Auto Shipping Glossary: Backhaul
You’d be surprised at how popular “backhauling” is in the auto transport industry. Simply put, when a carrier backhauls freight it means that they are picking up a load in one location, transporting it to another location where they will drop it off, and, after that, pickup another vehicle at that location to transport it back to the starting location.
In other words, driver pickups up vehicle #1 at Location A, takes it to Location B, where he then unloads vehicle #1, picks up vehicle #2 and loads it then transports it back from Location B to Location A. This is what is known as “backhaul” since carriers are going back the way they came, just hauling different freight.
Not all auto transport carriers provide backhaul services – it really depends on the routes they frequent and the demand for their services at the time of your shipment.
Auto shippers have to plan their routes out ahead of time in order to stay on schedule and keep their trucks fueled and loaded, so freight that needs to be backhauled to a previous location needs to fit into the budget and the schedule, and that’s not always easy.

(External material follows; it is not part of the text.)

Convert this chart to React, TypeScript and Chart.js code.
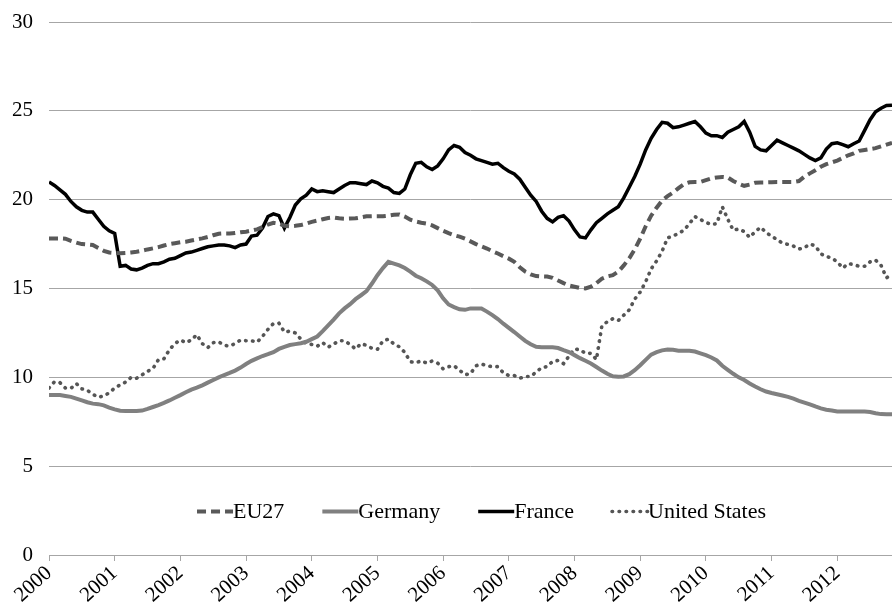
import React, { useEffect, useRef } from "react";
import { Chart, registerables } from "chart.js";

Chart.register(...registerables);

const START_YEAR = 2000;
const yearTicks = [2000, 2001, 2002, 2003, 2004, 2005, 2006, 2007, 2008, 2009, 2010, 2011, 2012];
const yTicks = [0, 5, 10, 15, 20, 25, 30];
const seriesNames = ["EU27", "Germany", "France", "United States"];

// monthly values, Jan 2000 .. Nov 2012
const eu27 = [
  17.82, 17.82, 17.82, 17.8, 17.68, 17.58, 17.5, 17.48, 17.45, 17.28, 17.12, 17.03,
  17.0, 16.98, 17.0, 17.03, 17.07, 17.13, 17.2, 17.26, 17.33, 17.42, 17.5, 17.55,
  17.6, 17.63, 17.7, 17.76, 17.82, 17.9, 18.0, 18.08, 18.1, 18.1, 18.12, 18.17,
  18.2, 18.26, 18.33, 18.45, 18.6, 18.7, 18.65, 18.53, 18.5, 18.53, 18.57, 18.65,
  18.75, 18.82, 18.9, 18.97, 19.0, 18.95, 18.93, 18.94, 18.95, 19.0, 19.06, 19.07,
  19.07, 19.07, 19.1, 19.15, 19.17, 19.05, 18.87, 18.77, 18.7, 18.65, 18.55, 18.4,
  18.25, 18.12, 18.0, 17.92, 17.8, 17.65, 17.5, 17.37, 17.25, 17.1, 16.97, 16.82,
  16.68, 16.5, 16.2, 15.95, 15.8, 15.7, 15.68, 15.67, 15.6, 15.45, 15.3, 15.17,
  15.1, 15.03, 15.0, 15.1, 15.3, 15.55, 15.68, 15.75, 15.95, 16.3, 16.7, 17.2,
  17.8, 18.5, 19.1, 19.55, 19.95, 20.2, 20.4, 20.65, 20.88, 20.98, 21.0, 21.0,
  21.1, 21.2, 21.25, 21.28, 21.25, 21.05, 20.9, 20.78, 20.85, 20.95, 20.97, 20.97,
  20.98, 21.0, 21.0, 21.0, 21.0, 21.05, 21.3, 21.48, 21.65, 21.85, 22.0, 22.1,
  22.2, 22.35, 22.5, 22.6, 22.75, 22.8, 22.85, 22.9, 23.0, 23.1, 23.2,
];

const germany = [
  9.0, 9.0, 9.0, 8.95, 8.9, 8.8, 8.7, 8.6, 8.52, 8.49, 8.42, 8.3,
  8.2, 8.12, 8.1, 8.1, 8.1, 8.13, 8.22, 8.33, 8.44, 8.56, 8.7, 8.85,
  9.0, 9.16, 9.31, 9.42, 9.55, 9.7, 9.85, 10.0, 10.13, 10.25, 10.38, 10.55,
  10.75, 10.93, 11.07, 11.2, 11.3, 11.42, 11.6, 11.72, 11.82, 11.87, 11.92, 12.0,
  12.15, 12.3, 12.6, 12.92, 13.25, 13.6, 13.88, 14.12, 14.4, 14.62, 14.85, 15.28,
  15.75, 16.15, 16.5, 16.4, 16.3, 16.15, 15.95, 15.72, 15.58, 15.4, 15.2, 14.9,
  14.45, 14.1, 13.95, 13.83, 13.8, 13.88, 13.88, 13.87, 13.7, 13.5, 13.28, 13.02,
  12.78, 12.55, 12.3, 12.05, 11.86, 11.72, 11.69, 11.69, 11.69, 11.65, 11.53, 11.42,
  11.25, 11.08, 10.93, 10.78, 10.58, 10.38, 10.2, 10.06, 10.03, 10.05, 10.18, 10.4,
  10.68, 10.98, 11.28, 11.42, 11.52, 11.57, 11.55, 11.5, 11.5, 11.5, 11.45, 11.35,
  11.25, 11.12, 10.95, 10.65, 10.42, 10.2, 10.0, 9.85, 9.65, 9.48, 9.33, 9.2,
  9.12, 9.05, 8.98, 8.9, 8.8, 8.68, 8.58, 8.48, 8.36, 8.25, 8.18, 8.13,
  8.08, 8.07, 8.07, 8.07, 8.07, 8.07, 8.05, 7.98, 7.93, 7.92, 7.92,
];

const france = [
  21.0, 20.8, 20.55, 20.3, 19.9, 19.6, 19.4, 19.3, 19.3, 18.9, 18.5, 18.25,
  18.1, 16.25, 16.3, 16.1, 16.05, 16.15, 16.3, 16.4, 16.4, 16.5, 16.65, 16.7,
  16.85, 17.0, 17.05, 17.15, 17.25, 17.35, 17.4, 17.45, 17.45, 17.4, 17.3, 17.45,
  17.5, 17.95, 18.0, 18.4, 19.05, 19.2, 19.1, 18.4, 19.0, 19.7, 20.05, 20.25,
  20.6, 20.45, 20.5, 20.45, 20.4, 20.6, 20.8, 20.95, 20.95, 20.9, 20.85, 21.05,
  20.95, 20.75, 20.65, 20.4, 20.35, 20.6, 21.4, 22.05, 22.1, 21.85, 21.7, 21.9,
  22.3, 22.8, 23.05, 22.95, 22.65, 22.5, 22.3, 22.2, 22.1, 22.0, 22.05, 21.8,
  21.6, 21.45, 21.15, 20.7, 20.25, 19.9, 19.35, 18.95, 18.75, 19.0, 19.1, 18.8,
  18.3, 17.9, 17.85, 18.3, 18.7, 18.95, 19.2, 19.4, 19.6, 20.1, 20.7, 21.3,
  22.0, 22.8, 23.45, 23.95, 24.35, 24.3, 24.05, 24.1, 24.2, 24.3, 24.4, 24.1,
  23.75, 23.6, 23.6, 23.5, 23.8, 23.95, 24.1, 24.4, 23.8, 23.0, 22.8, 22.75,
  23.05, 23.35, 23.2, 23.05, 22.9, 22.75, 22.55, 22.35, 22.2, 22.35, 22.85, 23.15,
  23.2, 23.1, 22.98, 23.15, 23.3, 23.9, 24.5, 24.95, 25.15, 25.3, 25.32,
];

const unitedStates = [
  9.4, 9.75, 9.7, 9.4, 9.38, 9.65, 9.35, 9.27, 9.05, 8.88, 8.95, 9.13,
  9.4, 9.57, 9.73, 10.0, 9.95, 10.14, 10.34, 10.5, 11.0, 11.05, 11.55, 11.9,
  12.1, 11.95, 12.1, 12.4, 11.9, 11.67, 11.95, 12.0, 11.8, 11.76, 11.9, 12.1,
  12.06, 12.06, 11.98, 12.3, 12.7, 13.03, 13.05, 12.55, 12.6, 12.5, 12.15, 11.9,
  11.85, 11.75, 11.95, 11.7, 11.87, 12.06, 12.06, 11.85, 11.6, 11.9, 11.8, 11.63,
  11.58, 12.05, 12.15, 11.88, 11.72, 11.4, 10.88, 10.82, 10.93, 10.8, 10.92, 10.8,
  10.48, 10.6, 10.65, 10.4, 10.15, 10.2, 10.65, 10.75, 10.65, 10.6, 10.6, 10.25,
  10.1, 10.1, 9.95, 10.05, 10.05, 10.3, 10.55, 10.6, 10.9, 10.95, 10.77, 11.2,
  11.6, 11.55, 11.35, 11.35, 11.0, 12.9, 13.13, 13.3, 13.2, 13.5, 13.8, 14.4,
  14.8, 15.38, 16.1, 16.55, 17.1, 17.85, 17.95, 18.1, 18.28, 18.65, 19.05, 18.88,
  18.72, 18.6, 18.65, 19.6, 18.9, 18.28, 18.35, 18.2, 17.88, 18.2, 18.45, 18.15,
  17.95, 17.75, 17.55, 17.48, 17.39, 17.22, 17.3, 17.5, 17.4, 16.95, 16.8, 16.72,
  16.5, 16.15, 16.4, 16.35, 16.25, 16.25, 16.5, 16.6, 16.3, 15.6, 15.81,
];

const FONT_FAMILY = '"Liberation Serif", "Times New Roman", serif';

const toPoints = (values: number[]) =>
  values.map((v, i) => ({ x: START_YEAR + i / 12, y: v }));

const insideLegend = {
  id: "insideLegend",
  afterDraw(chart: any) {
    const ctx = chart.ctx as CanvasRenderingContext2D;
    const area = chart.chartArea;
    ctx.save();
    ctx.font = `22px ${FONT_FAMILY}`;
    const sample = 36;
    const gap = 38;
    const items = chart.data.datasets.map((ds: any) => ({
      ds,
      w: ctx.measureText(ds.label).width,
    }));
    const total =
      items.reduce((s: number, it: any) => s + sample + it.w, 0) + gap * (items.length - 1);
    let x = (area.left + area.right) / 2 + 11 - total / 2;
    const lineY = 511.5;
    const textY = 518;
    for (const it of items) {
      const ds = it.ds;
      ctx.beginPath();
      ctx.setLineDash(ds.borderDash || []);
      ctx.lineDashOffset = 0;
      ctx.lineWidth = ds.borderWidth;
      ctx.strokeStyle = ds.borderColor;
      ctx.lineCap = ds.borderCapStyle || "butt";
      ctx.moveTo(x, lineY);
      ctx.lineTo(x + sample, lineY);
      ctx.stroke();
      ctx.setLineDash([]);
      ctx.fillStyle = "#000";
      ctx.textAlign = "left";
      ctx.textBaseline = "alphabetic";
      ctx.fillText(ds.label, x + sample, textY);
      x += sample + it.w + gap;
    }
    ctx.restore();
  },
};

export default function App() {
  const ref = useRef<HTMLCanvasElement | null>(null);

  useEffect(() => {
    if (!ref.current) return;
    const gridColor = "#a6a6a6";
    const chart = new Chart(ref.current, {
      type: "line",
      data: {
        datasets: [
          {
            label: seriesNames[0],
            data: toPoints(eu27),
            borderColor: "#595959",
            borderWidth: 4,
            borderDash: [9, 5],
            borderCapStyle: "butt",
            pointRadius: 0,
            tension: 0,
          },
          {
            label: seriesNames[1],
            data: toPoints(germany),
            borderColor: "#808080",
            borderWidth: 4,
            pointRadius: 0,
            tension: 0,
          },
          {
            label: seriesNames[2],
            data: toPoints(france),
            borderColor: "#000000",
            borderWidth: 3.5,
            pointRadius: 0,
            tension: 0,
          },
          {
            label: seriesNames[3],
            data: toPoints(unitedStates),
            borderColor: "#555555",
            borderWidth: 3.6,
            borderDash: [0.5, 6.5],
            borderCapStyle: "round",
            pointRadius: 0,
            tension: 0,
          },
        ] as any,
      },
      options: {
        animation: false,
        responsive: false,
        devicePixelRatio: 1,
        layout: { padding: { top: 22, left: 0, right: 0, bottom: 0 } },
        plugins: {
          legend: { display: false },
          tooltip: { enabled: false },
        },
        scales: {
          x: {
            type: "linear",
            min: START_YEAR,
            max: START_YEAR + (france.length - 1) / 12,
            afterBuildTicks: (axis: any) => {
              axis.ticks = yearTicks.map((v) => ({ value: v }));
            },
            afterFit: (scale: any) => {
              scale.height = 53;
            },
            grid: {
              drawOnChartArea: false,
              drawTicks: true,
              tickLength: 6,
              tickColor: gridColor,
              color: gridColor,
            },
            border: { display: true, color: gridColor, width: 1 },
            ticks: {
              autoSkip: false,
              maxRotation: 42,
              minRotation: 42,
              padding: 0,
              color: "#000",
              font: { family: FONT_FAMILY, size: 21 },
              callback: (v: any) => String(v),
            },
          },
          y: {
            type: "linear",
            min: 0,
            max: 30,
            afterBuildTicks: (axis: any) => {
              axis.ticks = yTicks.map((v) => ({ value: v }));
            },
            afterFit: (scale: any) => {
              scale.width = 49;
              scale.paddingTop = 0;
            },
            grid: {
              color: gridColor,
              lineWidth: 1,
              drawTicks: false,
            },
            border: { display: false },
            ticks: {
              padding: 16,
              color: "#000",
              font: { family: FONT_FAMILY, size: 21 },
              callback: (v: any) => String(v),
            },
          },
        },
      },
      plugins: [insideLegend],
    });
    return () => chart.destroy();
  }, []);

  return (
    <div style={{ position: "fixed", left: 0, top: 0, width: 892, height: 608, background: "#fff" }}>
      <canvas ref={ref} width={892} height={608} style={{ display: "block", width: 892, height: 608 }} />
    </div>
  );
}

Carriers that are shipping backhaul freight will usually put it on the low end of the totem pole – that is, they’re going to pick your first vehicle up, drop it off where it needs to and pick up the vehicle that’s going to be going back, but the vehicle they’re backhauling will likely be delivered near the end of their run.
It’s kind of hard to detail exactly how auto shippers handle backhauling vehicles because they all have different policies. Some carriers only run on a few select routes – this gives them familiarity with the route which leads to lower prices and faster transit times, and these are the carriers most likely to take backhaul orders.
Still others will construct their routes based on customer demand, which often changes from week to week, which usually means they run a variety of routes that they may not know as well, but service more customers in the process. These carriers are less likely to ship backhaul orders, but most will if the price is right.
Patience is your best bet when shipping a vehicle back along a route a carrier just took, because if a carrier isn’t willing to go back the way they came your shipper will have to find another carrier to run that route. Even if your original carrier is willing to go back and ship another vehicle along that same route, it’s going to cost you about the same as the initial car, and maybe a bit more depending on one of the numerous variables that can affect your price.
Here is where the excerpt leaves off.